The shift in Bihar — on Mahagathbandhan break-up - 28 July 2017 - The Hindu

Source - The Hindu

Nitish Kumar’s impending (be about to happen) split from the Mahagathbandhan, or Grand Alliance, in Bihar had been the subject of speculation for months so that when it came, the only surprise was the swiftness and finality (the fact or impression of being final and irreversible) of the separation from Lalu Prasad’s Rashtriya Janata Dal — and of his embrace of the Bharatiya Janata Party. The sequence of events suggests that Mr. Kumar had secured the new alliance and his continuation as Chief Minister before he resigned. This is why the proffered reason for his resignation — the allegations of corruption against his Deputy Chief Minister and Mr. Prasad’s son, Tejashwi Yadav — lacked conviction. Mr. Kumar’s record of shifting fast and loose between allies is a story of political expediency and it is not entirely clear what political compulsion or personal ambition the latest move was born of. If it was naïve to believe that in 2013 he led the Janata Dal (United) away from the BJP, with which he led a coalition government in Bihar,because of a sudden aversion to prime ministerial candidate Narendra Modi and communalism, then it is just as ingenuous (innocent and unsuspecting) to think that his recent move is a result of a principled fight against corruption. Surely, Mr. Kumar knew he had teamed up with a party led by a man convicted for corruption in the fodder scam when he joined hands with Mr. Prasad to fight the 2015 Bihar Assembly election? The record shows that Mr. Kumar’s rallying cry changes depending on which political party he chooses to be up against.
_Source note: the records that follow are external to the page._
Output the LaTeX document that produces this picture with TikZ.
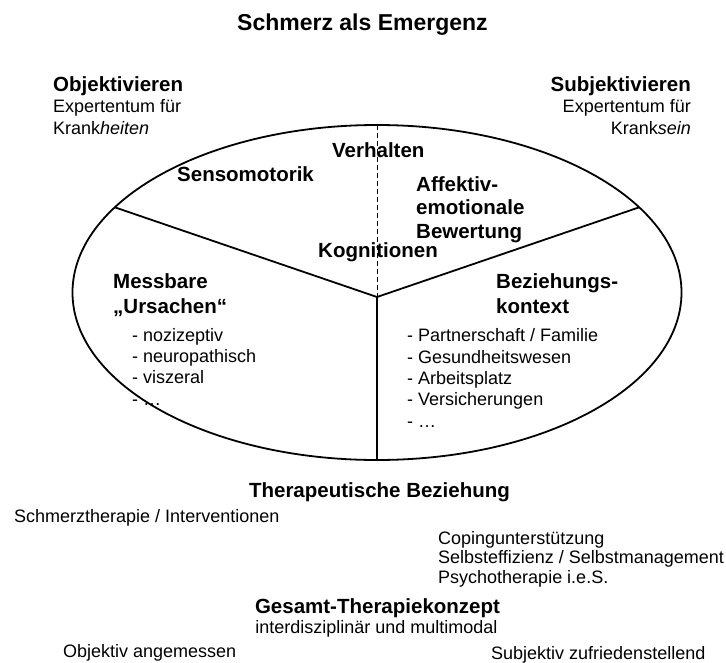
\documentclass[tikz,border=0pt]{standalone}
\usepackage{fontspec}
\setmainfont{Liberation Sans}
\usepackage{tikz}
\usetikzlibrary{shapes.geometric}

\begin{document}
\begin{tikzpicture}[x=1pt, y=-1pt,
  maintitle/.style={font=\fontsize{23}{27}\selectfont\bfseries, inner sep=0pt},
  head/.style={font=\fontsize{20.5}{25}\selectfont\bfseries, inner sep=0pt},
  txt/.style={font=\fontsize{18}{21.3}\selectfont, inner sep=0pt},
  rim/.style={line width=1.8pt}]

\useasboundingbox (0,0) rectangle (726,662);

%---------------------------------------
% Ellipse and sectors
%---------------------------------------
\def\Cx{377}
\def\Cy{292.5}

\node[draw, rim, ellipse, minimum width=609pt, minimum height=335pt,
      inner sep=0pt, outer sep=0pt] (oval) at (\Cx,\Cy) {};
\coordinate (hub) at (377,297);

\draw[rim] (oval.162) -- (hub) -- (oval.18);
\draw[rim] (hub) -- (oval.south);
\draw[dash pattern=on 5pt off 3pt, line width=1pt] (oval.north) -- (hub);

%---------------------------------------
% Title and the two sides
%---------------------------------------
\node[maintitle, anchor=base] (title) at (362.5,30) {Schmerz als Emergenz};

\node[head, anchor=base west] (objHead) at (53,91) {Objektivieren};
\node[txt, anchor=base west, align=left] (objText) at (53,134)
     {Expertentum für\\Krank\textit{heiten}};

\node[head, anchor=base east] (subjHead) at (691,91) {Subjektivieren};
\node[txt, anchor=base east, align=right] (subjText) at (691,134)
     {Expertentum für\\Krank\textit{sein}};

% ---- sector labels (base = last line) ----
\node[head, anchor=base west] (senso) at (177,181) {Sensomotorik};
\node[head, anchor=base west] (verh) at (332,157) {Verhalten};
\node[head, anchor=base west, align=left,
      font=\fontsize{20.5}{23.5}\selectfont\bfseries] (affekt) at (416,238)
     {Affektiv-\\emotionale\\Bewertung};
\node[head, anchor=base west] (kogn) at (318,257) {Kognitionen};

\node[head, anchor=base west, align=left] (messb) at (113,313)
     {Messbare\\„Ursachen“};
\node[txt, anchor=base west, align=left] (ursList) at (132,405)
     {- nozizeptiv\\- neuropathisch\\- viszeral\\- …};

\node[head, anchor=base west, align=left] (bezKon) at (496,313)
     {Beziehungs-\\kontext};
\node[txt, anchor=base west, align=left] (bezList) at (407,427)
     {- Partnerschaft / Familie\\- Gesundheitswesen\\- Arbeitsplatz\\- Versicherungen\\- …};

%---------------------------------------
% Therapy below the ellipse
%---------------------------------------
\node[head, anchor=base] (therBez) at (379.5,497) {Therapeutische Beziehung};
\node[txt, anchor=base west] (schmTher) at (14,522) {Schmerztherapie / Interventionen};
\node[txt, anchor=base west, align=left,
      font=\fontsize{18}{19.5}\selectfont] (coping) at (438,583)
     {Copingunterstützung\\Selbsteffizienz / Selbstmanagement\\Psychotherapie i.e.S.};

\node[head, anchor=base] (gesamt) at (377.5,613) {Gesamt-Therapiekonzept};
\node[txt, anchor=base] (interd) at (376.5,633) {interdisziplinär und multimodal};
\node[txt, anchor=base west] (objAng) at (63,657) {Objektiv angemessen};
\node[txt, anchor=base west] (subjZuf) at (491,659) {Subjektiv zufriedenstellend};

\end{tikzpicture}
\end{document}
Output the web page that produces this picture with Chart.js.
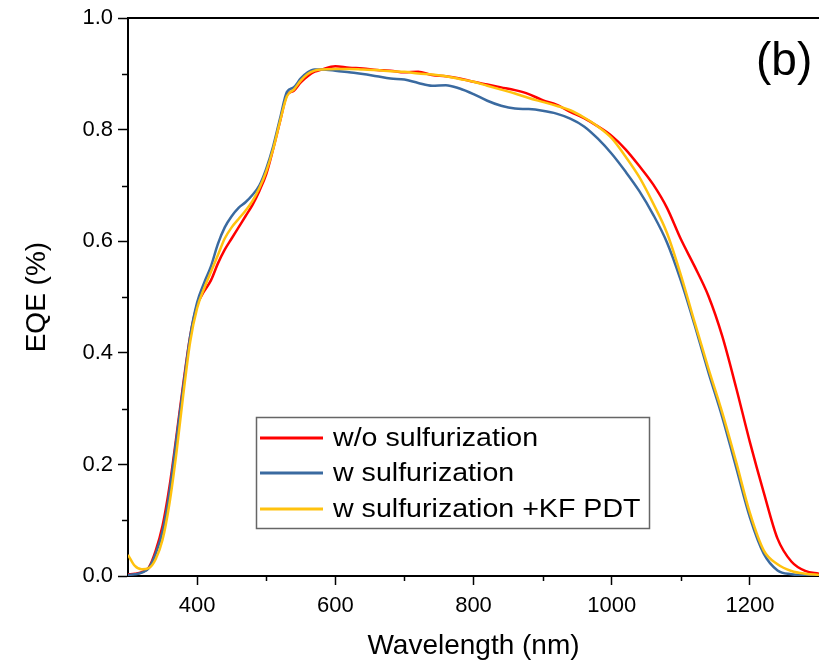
<!DOCTYPE html>
<html>
<head>
<meta charset="utf-8">
<script src="https://cdn.jsdelivr.net/npm/chart.js@4.4.0/dist/chart.umd.min.js"></script>
<style>
  html, body { margin: 0; padding: 0; background: #fff; }
  #wrap { width: 819px; height: 665px; }
</style>
</head>
<body>
<div id="wrap"><canvas id="graphEQE" width="819" height="665"></canvas></div>
<script>
// wavelengths (nm)
var wavelength = [300, 310, 320, 330, 340, 350, 360, 370, 380, 390, 400, 410, 420, 430, 440, 450, 460, 470, 480, 490,
    500, 510, 520, 530, 540, 550, 560, 570, 580, 600, 620, 640, 660, 680, 700, 720, 740, 760, 780, 800,
    820, 840, 860, 880, 900, 920, 940, 960, 980, 1000, 1020, 1040, 1060, 1080, 1100, 1120, 1140, 1160, 1180, 1200,
    1220, 1240, 1260, 1280, 1300];

var eqeSansSulfur = [0.003, 0.004, 0.007, 0.015, 0.045, 0.09, 0.16, 0.25, 0.345, 0.43, 0.485, 0.51, 0.53, 0.56, 0.585, 0.605, 0.625, 0.645, 0.665, 0.69,
    0.72, 0.765, 0.815, 0.862, 0.87, 0.885, 0.896, 0.904, 0.908, 0.914, 0.911, 0.910, 0.907, 0.906, 0.903, 0.904, 0.898, 0.896, 0.892, 0.886,
    0.881, 0.876, 0.871, 0.864, 0.853, 0.845, 0.832, 0.821, 0.806, 0.789, 0.765, 0.735, 0.702, 0.66, 0.604, 0.555, 0.502, 0.43, 0.338, 0.24,
    0.15, 0.067, 0.026, 0.009, 0.004];

var eqeSulfur = [0.002, 0.003, 0.006, 0.014, 0.04, 0.08, 0.15, 0.245, 0.34, 0.43, 0.49, 0.525, 0.555, 0.595, 0.625, 0.645, 0.66, 0.67, 0.683, 0.70,
    0.73, 0.77, 0.82, 0.868, 0.876, 0.892, 0.903, 0.908, 0.908, 0.906, 0.903, 0.900, 0.896, 0.892, 0.890, 0.884, 0.879, 0.880, 0.874, 0.864,
    0.852, 0.843, 0.838, 0.837, 0.834, 0.829, 0.82, 0.806, 0.784, 0.757, 0.725, 0.69, 0.648, 0.598, 0.53, 0.45, 0.365, 0.285, 0.195, 0.105,
    0.04, 0.01, 0.003, 0.001, 0.0];

var eqeSulfurKF = [0.038, 0.018, 0.012, 0.014, 0.03, 0.065, 0.13, 0.22, 0.325, 0.42, 0.48, 0.515, 0.545, 0.575, 0.605, 0.625, 0.64, 0.655, 0.672, 0.695,
    0.725, 0.765, 0.815, 0.86, 0.872, 0.888, 0.9, 0.906, 0.908, 0.909, 0.909, 0.908, 0.907, 0.905, 0.904, 0.901, 0.899, 0.896, 0.891, 0.886,
    0.879, 0.872, 0.865, 0.857, 0.85, 0.843, 0.835, 0.822, 0.806, 0.785, 0.752, 0.715, 0.668, 0.615, 0.54, 0.455, 0.372, 0.293, 0.205, 0.113,
    0.046, 0.021, 0.009, 0.004, 0.002];

var labelsSeries = ['w/o sulfurization', 'w sulfurization', 'w sulfurization +KF PDT'];
var couleurs = ['#ff0000', '#3a6aa0', '#ffc20e'];

var xTicks = [400, 600, 800, 1000, 1200];
var xMinorTicks = [500, 700, 900, 1100];
var yTicks = [0, 0.2, 0.4, 0.6, 0.8, 1.0];
var yMinorTicks = [0.1, 0.3, 0.5, 0.7, 0.9];

var police = '"Liberation Sans", Arial, sans-serif';

function points(valeurs) {
    return wavelength.map(function (w, i) { return { x: w, y: valeurs[i] }; });
}

// minor ticks, legend box and "(b)"
var decor = {
    id: 'decor',
    afterDraw: function (chart) {
        var ctx = chart.ctx;
        var sx = chart.scales.x, sy = chart.scales.y;
        var area = chart.chartArea;
        ctx.save();
        ctx.strokeStyle = '#000';
        ctx.lineWidth = 1.5;
        xMinorTicks.forEach(function (v) {
            var px = Math.round(sx.getPixelForValue(v)) + 0.5;
            ctx.beginPath(); ctx.moveTo(px, area.bottom); ctx.lineTo(px, area.bottom + 5); ctx.stroke();
        });
        yMinorTicks.forEach(function (v) {
            var py = Math.round(sy.getPixelForValue(v)) + 0.5;
            ctx.beginPath(); ctx.moveTo(area.left, py); ctx.lineTo(area.left - 6, py); ctx.stroke();
        });

        // legend
        var bx = 256, by = 417, bw = 393, bh = 111;
        ctx.strokeStyle = '#666';
        ctx.lineWidth = 1.5;
        ctx.strokeRect(bx + 0.5, by + 0.5, bw, bh);
        ctx.textBaseline = 'middle';
        ctx.fillStyle = '#000';
        var ys = [438, 473, 509];
        labelsSeries.forEach(function (lab, i) {
            ctx.strokeStyle = couleurs[i];
            ctx.lineWidth = 3;
            ctx.beginPath(); ctx.moveTo(260, ys[i]); ctx.lineTo(323, ys[i]); ctx.stroke();
            ctx.save();
            ctx.translate(333, ys[i] + 1);
            ctx.scale(1.1, 1);
            ctx.font = '26px ' + police;
            ctx.fillText(lab, 0, 0);
            ctx.restore();
        });

        ctx.font = '46px ' + police;
        ctx.textBaseline = 'alphabetic';
        ctx.fillText('(b)', 756, 75);
        ctx.restore();
    }
};

var ctx = document.getElementById('graphEQE').getContext('2d');

var graphique = new Chart(ctx, {
    type: 'line',
    data: {
        datasets: [
            { label: labelsSeries[0], data: points(eqeSansSulfur), borderColor: couleurs[0], order: 2 },
            { label: labelsSeries[1], data: points(eqeSulfur), borderColor: couleurs[1], order: 1 },
            { label: labelsSeries[2], data: points(eqeSulfurKF), borderColor: couleurs[2], order: 0 }
        ]
    },
    options: {
        responsive: false,
        animation: false,
        layout: { padding: { top: 18, right: 0, left: 0, bottom: 0 } },
        elements: {
            point: { radius: 0 },
            line: { borderWidth: 2.5, tension: 0.3, cubicInterpolationMode: 'monotone' }
        },
        plugins: {
            legend: { display: false },
            tooltip: { enabled: false }
        },
        scales: {
            x: {
                type: 'linear',
                min: 300,
                max: 1300,
                afterFit: function (s) { s.height = 89; },
                afterBuildTicks: function (s) { s.ticks = xTicks.map(function (v) { return { value: v }; }); },
                grid: { drawOnChartArea: false, tickLength: 9, tickColor: '#000', tickWidth: 1.5 },
                border: { color: '#000', width: 2 },
                ticks: {
                    color: '#000', padding: 8, font: { family: police, size: 22 }, maxRotation: 0,
                    callback: function (v) { return String(v); }
                },
                title: { display: true, text: 'Wavelength (nm)', color: '#000', font: { family: police, size: 28 }, padding: { top: 0, bottom: 2 } }
            },
            x2: {
                type: 'linear',
                position: 'top',
                min: 300,
                max: 1300,
                afterFit: function (s) { s.height = 0; },
                grid: { display: false },
                ticks: { display: false },
                border: { display: true, color: '#000', width: 2 }
            },
            y: {
                min: 0,
                max: 1.0,
                afterFit: function (s) { s.width = 128; },
                afterBuildTicks: function (s) { s.ticks = yTicks.map(function (v) { return { value: v }; }); },
                grid: { drawOnChartArea: false, tickLength: 10, tickColor: '#000', tickWidth: 1.5 },
                border: { color: '#000', width: 2 },
                ticks: {
                    color: '#000', padding: 5, font: { family: police, size: 22 },
                    callback: function (v) { return Number(v).toFixed(1); }
                },
                title: { display: true, text: 'EQE (%)', color: '#000', font: { family: police, size: 28 }, padding: { top: 20, bottom: 0 } }
            }
        }
    },
    plugins: [decor]
});
</script>
</body>
</html>
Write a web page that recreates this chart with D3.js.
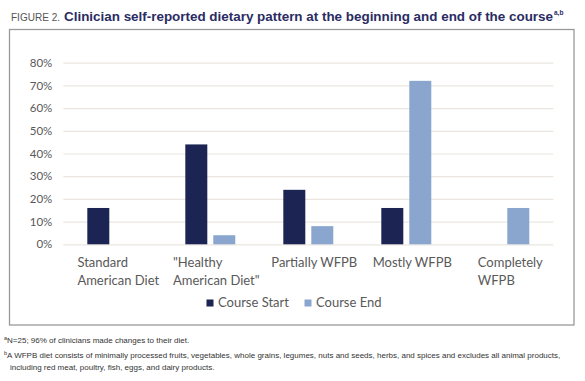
<!DOCTYPE html>
<html><head><meta charset="utf-8">
<script src="https://cdn.jsdelivr.net/npm/d3@7"></script>
<style>
html,body{margin:0;padding:0;background:#fff;}
svg{display:block;}
</style></head>
<body>
<svg id="chart" width="585" height="381"></svg>
<script>
const categories = [["Standard","American Diet"],["\"Healthy","American Diet\""],["Partially WFPB"],["Mostly WFPB"],["Completely","WFPB"]];
const categoryKeys = ["Standard American Diet","\"Healthy American Diet\"","Partially WFPB","Mostly WFPB","Completely WFPB"];
const seriesNames = ["Course Start","Course End"];
const courseStart = [0.16,0.44,0.24,0.16,0];
const courseEnd = [0,0.04,0.08,0.72,0.16];
const yTicks = [0,0.1,0.2,0.3,0.4,0.5,0.6,0.7,0.8];
const colors = ["#1b2452","#8aa6cf"];

const svg = d3.select("#chart");
const font = "Lato, 'Open Sans', sans-serif";
const sans = "'Liberation Sans', Arial, sans-serif";

// Title
svg.append("text").attr("x",11).attr("y",20.5).attr("font-family",sans)
  .attr("font-size",10).attr("fill","#555").attr("textLength",49).attr("lengthAdjust","spacingAndGlyphs")
  .text("FIGURE 2.");
svg.append("text").attr("x",64).attr("y",20.5).attr("font-family",sans)
  .attr("font-size",12.5).attr("font-weight","bold").attr("fill","#2a2c63")
  .attr("textLength",489).attr("lengthAdjust","spacingAndGlyphs")
  .text("Clinician self-reported dietary pattern at the beginning and end of the course");
svg.append("text").attr("x",554).attr("y",15).attr("font-family",sans)
  .attr("font-size",6.5).attr("font-weight","bold").attr("fill","#2a2c63").text("a,b");

// Frame
svg.append("rect").attr("x",9.5).attr("y",29.5).attr("width",564.5).attr("height",295.5)
  .attr("fill","none").attr("stroke","#9a9a9a").attr("stroke-width",1.3);

const x0 = d3.scaleBand().domain(categoryKeys).range([63.3,553.3]).paddingInner(0.49).paddingOuter(0.245);
const x1 = d3.scaleBand().domain(seriesNames).range([0,x0.bandwidth()]).paddingInner(0.214);
const y = d3.scaleLinear().domain([0,0.8]).range([244.3,62.7]);

// grid
const yAxis = d3.axisLeft(y).tickValues(yTicks).tickFormat(d3.format(".0%")).tickSize(-(553.3-63.3)).tickPadding(11);
const gy = svg.append("g").attr("transform","translate(63.3,0)").call(yAxis);
gy.select(".domain").remove();
gy.selectAll(".tick line").attr("stroke","#ebe7e0").attr("stroke-width",1.2);
gy.selectAll(".tick text").attr("font-family",font).attr("font-size",11.5).attr("fill","#595959");

// bars
const groups = svg.append("g").selectAll("g").data(categoryKeys).join("g")
  .attr("transform",d=>`translate(${x0(d)},0)`);
groups.selectAll("rect").data((d,i)=>[{s:seriesNames[0],v:courseStart[i]},{s:seriesNames[1],v:courseEnd[i]}])
  .join("rect")
  .attr("x",d=>x1(d.s)).attr("width",x1.bandwidth())
  .attr("y",d=>y(d.v)).attr("height",d=>y(0)-y(d.v))
  .attr("fill",(d,i)=>colors[i]);

// category labels
categoryKeys.forEach((k,i)=>{
  const cx = x0(k)+x0.bandwidth()/2+6;
  const g = svg.append("g");
  const texts = categories[i].map((line,j)=>g.append("text").attr("y",267+j*17.5)
     .attr("font-family",font).attr("font-size",13).attr("fill","#595959").text(line));
  const w = d3.max(texts.map(t=>t.node().getComputedTextLength()));
  texts.forEach(t=>t.attr("x",cx-w/2));
});

// legend
const legendX = [206.5,304.5];
seriesNames.forEach((s,i)=>{
  svg.append("rect").attr("x",legendX[i]).attr("y",299.5).attr("width",7).attr("height",7).attr("fill",colors[i]);
  svg.append("text").attr("x",legendX[i]+11.5).attr("y",306.5).attr("font-family",font).attr("font-size",13).attr("fill","#595959").text(s);
});

// footnotes
const fn = svg.append("g").attr("font-family",sans).attr("font-size",8).attr("fill","#333");
const f1 = fn.append("text").attr("x",4).attr("y",343);
f1.append("tspan").attr("font-size",5.5).attr("dy",-3).text("a");
f1.append("tspan").attr("dy",3).text("N=25; 96% of clinicians made changes to their diet.");
const f2 = fn.append("text").attr("x",4).attr("y",357.5);
f2.append("tspan").attr("font-size",5.5).attr("dy",-3).text("b");
f2.append("tspan").attr("dy",3).text("A WFPB diet consists of minimally processed fruits, vegetables, whole grains, legumes, nuts and seeds, herbs, and spices and excludes all animal products,");
fn.append("text").attr("x",10).attr("y",369.5).text("including red meat, poultry, fish, eggs, and dairy products.");
</script>
</body></html>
As Mr. Kumar inched closer to the BJP, praising demonetisation, supporting its presidential candidate and even colouring a lotus at a public function, the war on corruption became his overriding theme once again. While it is likely he will steer the JD(U) on this political realignment in the days to come, a question mark remains on how long the new arrangement will last. In the BJP’s take-no-prisoners project to expand its electoral footprint, a multi-cornered contest in Bihar, on the lines of the last Lok Sabha election, could be the best-case scenario for the party in 2019. Will it have any use for the JD(U) then? As for Mr. Kumar, he has since 2005 built a constituency made up of vulnerable sub-sections of the electorate: women and the more backward among the Other Backward Classes, Dalits (Mahadalits), and Muslims (Pasmanda Muslims). These are voters he has sought to tie in to the development narrative with his various allies and forge winning coalitions (a temporary alliance for combined action, especially of political parties forming a government). Whether this tactic has run its course will be known at the next election, mid-term or otherwise. The gains to the JD(U) from the patch-up are not immediately evident, if indeed Mr. Kumar sees something more durable than a settling of scores with Mr. Prasad. What is without doubt is that opposition unity has suffered a setback. The Mahagathbandhan was perceived as the template for taking on the BJP nationally — what’s more, there were many people who hoped, and once again naïvely, that Mr. Kumar would be at the heart of it.